Deniz çevresinin korunma ihtiyacı
Karadeniz'le ilgili en önemli konulardan biri de deniz çevresinin korunma ihtiyacıdır. Karadeniz, kendine has hidrografik özellikleri ve biyoçeşitliliği ile özel ilgi ve dikkat gerektiren bir havzadır. Ne yazık ki gerek sahil gerekse de gemi kaynaklı kirliliğe ilave olarak Karadeniz'e görülen nehirler ile taşınan atıklar nedeniyle Karadeniz'deki balık çeşitliliği ve miktarı geçmiş yıllara oranla ciddi miktarda azalma göstermektedir."

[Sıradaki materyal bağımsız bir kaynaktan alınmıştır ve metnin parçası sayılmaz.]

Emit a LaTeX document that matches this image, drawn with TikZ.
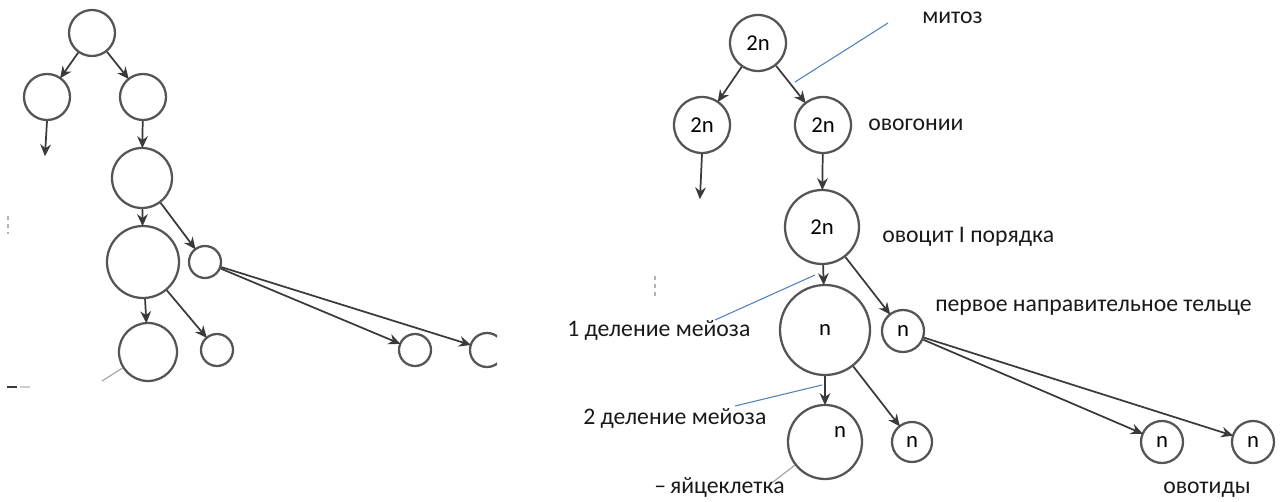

Bakan yardımcısı Salim Dursun: Denizci ülkelerin sorumluluğu daha fazla
Ulaştırma ve Altyapı Bakan Yardımcısı Salim Dursun, "Denizci ülkeler diğer ülkelere oranla daha fazla gayret göstermektedirler. Kıyıda devletlerin bitişik bölge, kıta sahanlığı gibi sorumluluklara sahiptirler. Denizler ve okyanuslar insanlığın ortak malıdır. Dünya yüklerinin yüzde 85'i, petrol ve türevlerinin 97'si deniz yoluyla taşınmaktadır. Birleşmiş Millet Üyesi 193 devletten 152'sinin denize kıyısı bulunmaktadır. Denizler, 25-30 trilyon ABD Doları gelir sunuyor. Petrolün yüzde 30'u, doğalgazın yüzde 50'si denizlerden sağlanmaktadır" dedi. Son olarak Dursun, Türkiye'nin ulaştırma projelerini de özetle anlattı ve ülkemizin bir lojistik üs olacağının özenle altını çizdi.
Prof. Dr. Oral Erdoğan : Üniversite olarak işbirliklerine açığız
Piri Resi Üniversitesi Rektörü Prof. Dr. Oral Erdoğan, Piri Reis Üniversitesi'nin her açıdan kapsamlı bir üniversite olduğunu ifade etti. Erdoğan, "Üniversitemiz; devletimiz, odalarımız ve akademisyenlerimiz tarafından desteklenmektedir. Dünyadaki her şirket bir şekilde denizcilikle ilgilidir. Eğitimlerimizde sadece denizcilik alanını değil; denizciliğin yan alanlarını da öğretiyoruz. Karadeniz ülkeleri ile daha fazla iş ve güç birliği yapacağız" dedi.